One last question. Does JJ have any advice for budding musicians, engineers, producers or sampling experts? He shakes his head in bewilderment at the prospect of people wanting to enter the music industry:

“My advice is: don’t! It’s not the kind of industry which helps you to be caring and unselfish. The way it works is that if you’re successful, you are wonderful; it reinforces all kinds of horrible little things in your character. I didn’t wake up to that until I had children. I suddenly realised that my responsibilities aren’t just to myself anymore, and also that when you misbehave in an egocentric way or are unpleasant to other people, it will come back to you. That’s why selfish, arrogant, little shit attitudes won’t wash anymore. And if you believe in reincarnation, you might come back as a lawyer — and I think that’s even worse than being a struggling musician!” 

And what about struggling musicians who, despite all this, still want to become successful?

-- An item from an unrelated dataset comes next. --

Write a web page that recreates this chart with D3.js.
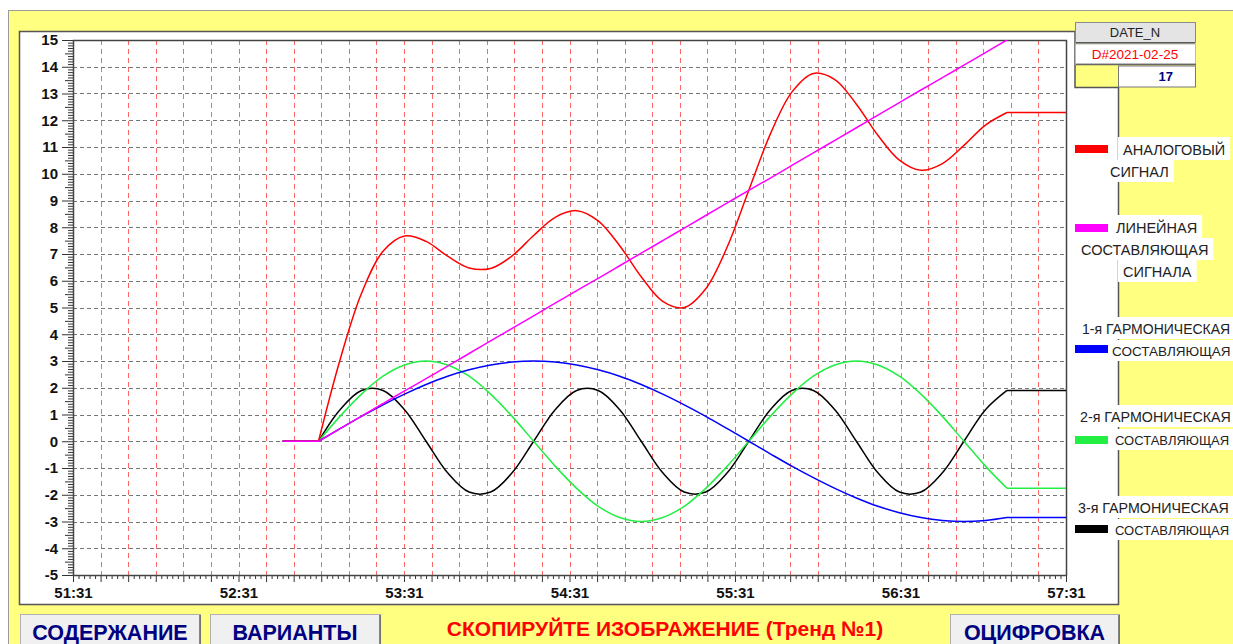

“Well, first and foremost, never trust anybody who says: ‘trust me.’ Next: be professional — by which I mean, when you have a meeting or an audition, come half an hour early and make sure your fingernails are clean, and that you know what you’re up to. And never lie. If you can’t do something, say you can’t do it, so you can’t be faulted. Naturally you build yourself up a little bit, but at the end of the day, when someone is paying you money to do a job and they discover that you can’t do that job, it will be the end of the relationship. Whereas if you say: ‘I can’t do it, but I’ll find somebody who can’, you’re without fault.” JJ muses for a moment and then says sharply: “Always remember that you don’t really know anything. You might know what a chord is called or how a sequencer works, but ultimately, you can never anticipate how anybody is going to react to the music you make. So be yourself and make it provocative. Whatever you do, provoke a reaction! There’s too much mediocrity in the world.